Já o australiano Joel Edgerton tem a cara de macho que Leonardo Dicaprio nunca vai ter e o abdômen que Stephen Dorff está tentando adquirir há 38 anos. Seu Brendan Colon, o professor de física que luta escondido da mulher em ringues de vigésima terceira categoria, lhe exige apenas fisicamente – o que, convenhamos, não é pouco. Marido fiel, de fala mansa e parceiro da garotada, Colon é o herói eleito pelos roteiristas para apanhar muito e chutar algumas bundas anabolizadas até seu destino final. O que obriga Joel Edgerton a carregar duas bandeiras: a de ser um clichê terrível revestido de um personagem cujas falas conseguimos prever três anos antes; e a de fazer um lutador de MMA com abdômen de granito em um filme realista sobre semi-assassinatos em pay-per view. 


O que não dá pra entender é porque Nick Nolte foi indicado ao Oscar por seu personagem aqui. Seu papel é repetitivo e sem grande profundidade. Vá lá: tem um momento específico de grande rompante de descontrole, sempre adequado pra cara de buldogue sem focinho de Nolte – e para os flashes dos indicados ao Oscar – , mas nada que o posicione como uma grande força de um ano inteiro.
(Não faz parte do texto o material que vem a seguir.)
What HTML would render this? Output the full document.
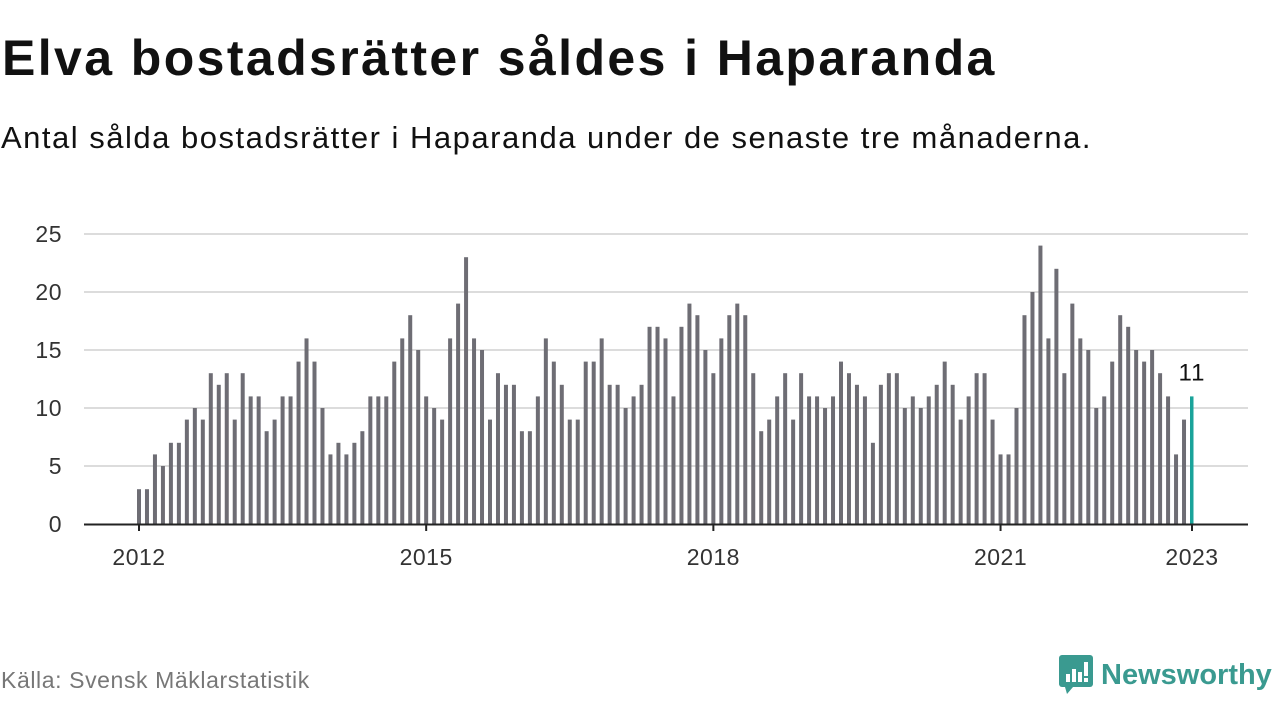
<!DOCTYPE html>
<html><head><meta charset="utf-8"><style>
body{margin:0;width:1280px;height:720px;background:#fff;font-family:"Liberation Sans","DejaVu Sans",sans-serif;overflow:hidden;position:relative}
#title{position:absolute;left:2px;top:33px;font-size:50px;line-height:1;font-weight:bold;color:#111;margin:0;letter-spacing:2.4px;white-space:nowrap}
#sub{position:absolute;left:1px;top:122px;font-size:31px;line-height:1;color:#111;margin:0;letter-spacing:1.5px;white-space:nowrap}
#src{position:absolute;left:1px;top:669px;font-size:23px;line-height:1;color:#777;letter-spacing:0.6px}
#logo{position:absolute;left:1059px;top:655px;display:flex;align-items:center}
#logo span{font-size:29px;font-weight:bold;color:#3a9a90;margin-left:6px}
</style></head><body>
<h1 id="title">Elva bostadsrätter såldes i Haparanda</h1>
<p id="sub">Antal sålda bostadsrätter i Haparanda under de senaste tre månaderna.</p>
<svg id="chart" width="1280" height="720" style="position:absolute;left:0;top:0"></svg>
<div id="src">Källa: Svensk Mäklarstatistik</div>
<div id="logo">
<svg width="36" height="40" viewBox="0 0 36 40"><rect x="0" y="0" width="34" height="32" rx="3" fill="#3a9a90"/><polygon points="6,32 14,32 8,39" fill="#3a9a90"/><rect x="7" y="19" width="4" height="8" fill="#fff"/><rect x="13" y="14" width="4" height="13" fill="#fff"/><rect x="19" y="17" width="4" height="10" fill="#fff"/><rect x="25" y="7" width="4" height="14" fill="#fff"/><rect x="25" y="23" width="4" height="4" fill="#fff"/></svg>
<span>Newsworthy</span></div>
<script>
const values=[3,3,6,5,7,7,9,10,9,13,12,13,9,13,11,11,8,9,11,11,14,16,14,10,6,7,6,7,8,11,11,11,14,16,18,15,11,10,9,16,19,23,16,15,9,13,12,12,8,8,11,16,14,12,9,9,14,14,16,12,12,10,11,12,17,17,16,11,17,19,18,15,13,16,18,19,18,13,8,9,11,13,9,13,11,11,10,11,14,13,12,11,7,12,13,13,10,11,10,11,12,14,12,9,11,13,13,9,6,6,10,18,20,24,16,22,13,19,16,15,10,11,14,18,17,15,14,15,13,11,6,9,11];
const startYear=2012;
const yTicks=[0,5,10,15,20,25];
const xTickYears=[2012,2015,2018,2021,2023];
const NS="http://www.w3.org/2000/svg";
const svg=document.getElementById('chart');
const x0=139,x1=1192,y0=524,y25=234;
const n=values.length;
const xs=i=>x0+(x1-x0)*i/(n-1);
const ys=v=>y0-(y0-y25)*v/25;
function mk(t,a){const e=document.createElementNS(NS,t);for(const k in a)e.setAttribute(k,a[k]);svg.appendChild(e);return e;}
yTicks.forEach(v=>{
 if(v>0){const g=mk('line',{x1:84,x2:1248,y1:ys(v),y2:ys(v),stroke:'#dcdcdc','stroke-width':2});
 
 }
 const t=mk('text',{x:62,y:ys(v)+8,'text-anchor':'end','font-size':23,fill:'#333','font-family':'Liberation Sans, sans-serif','letter-spacing':'0.5'});
 t.textContent=v;
 
 
});
values.forEach((v,i)=>{
 const last=i===n-1;
 const r=mk('rect',{x:xs(i)-2,y:ys(v),width:last?3.5:4,height:y0-ys(v),fill:last?'#1aa39a':'#6e6d74'});
 
 
});
const ax=mk('line',{x1:84,x2:1248,y1:y0+0.5,y2:y0+0.5,stroke:'#222','stroke-width':2});


xTickYears.forEach(yr=>{
 const x=xs((yr-startYear)*12);
 const tk=mk('line',{x1:x,x2:x,y1:y0,y2:y0+7,stroke:'#222','stroke-width':2});
 
 
 const t=mk('text',{x:x,y:565,'text-anchor':'middle','font-size':23,fill:'#333','font-family':'Liberation Sans, sans-serif','letter-spacing':'0.5'});
 t.textContent=yr;
 
 
});
const lv=values[n-1];
const lab=mk('text',{x:xs(n-1),y:ys(lv)-16,'text-anchor':'middle','font-size':24,fill:'#111','font-family':'Liberation Sans, sans-serif','letter-spacing':'1'});
lab.textContent=lv;


</script>
</body></html>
Longe de ser um fenômeno da natureza, a interpretação do velhote seria mais um penduricalho para conferir um pouco de credibilidade dramática ao que poderia ser apenas um filme sobre pitbulls se engalfinhando. Mas quase passa batida.

O vazio que ambienta o fim de ‘Guerreiro’ denuncia que o diretor Gavin O’connor e seus amiguinhos queriam apenas mostrar o MMA como tema cinematográfico. No fim das contas, nenhum drama paralelo foi satisfatoriamente resolvido – embora o vácuo deliberado seja um recurso utilizado muito antes até de Machado de Assis – e a aposta do filme recai inteiramente sobre o êxtase de saber qual dos dois brigões vai se sair melhor.

Mas nem esse segredinho Gavin O’connor soube esconder. Pelo menos de quem sabe ver clichês de roteiro em cima de um octógono. No fim de tudo, o grande perdedor é o dono da distribuidora do filme: se ele tivesse mandado a película pros multiplex tupiniquins, talvez estivesse, agora, montando um UFC particular.